Parikh advises budding entrepreneurs, “When you see a problem in your community, lean into it. Don’t just research, instead meet your users, understand the challenges they face, desires, and potential. And then rapidly adapt your strategy towards that direction.”
As Parikh was getting started, he noted that one of the reasons few marketplace startups succeed is due to unprepared stakeholders. In our interview, he provided an analogy to Uber. If the Uber app was launched across the globe and drivers were not yet available in a location, riders in that location would be irritated, criticize Uber, and therefore ruin its reputation.
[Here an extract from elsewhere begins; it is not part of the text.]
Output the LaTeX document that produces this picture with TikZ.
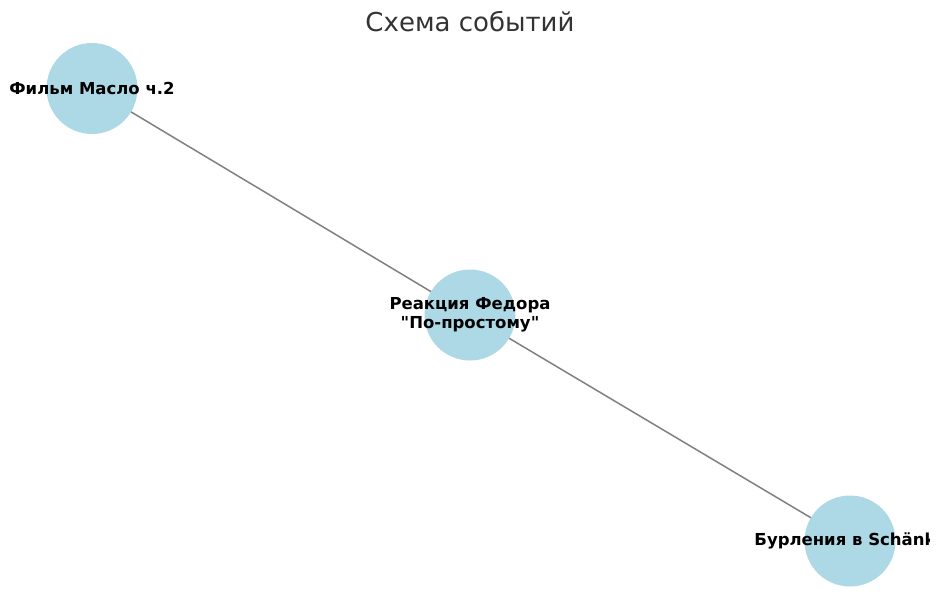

The Apna team decided to launch city by city to ensure that there are enough users and hiring employers. Today, the company has calibrated a playbook that incorporates local nuances to launch in new cities and drive more than 10,000 interviews in each city within a week.
Future
The application is live in 28 cities and Parikh hopes to launch in over 300 cities by the end of the year. They’re also beta-testing their platform in the United Arab Emirates and the United States and are anticipating launch in early 2022.
But the question revolves around why are eminent venture capital firms including Sequoia Capital and Tiger Global trusting a platform that makes no revenue. Parikh says, “It’s because of the potential that lies ahead.”
When you build a product with sticky-user love, it opens doors to a plethora of business models. The company is focusing on developing it’s micro-skilling platform that enables blue-collar workers to learn new skills to unlock a path towards a more rewarding future.
Parikh has huge aspirations including reaching billions of people over the next couple years and reducing global poverty. And while this may seem ludicrous, the company’s 125x growth over the past year sure makes it promising.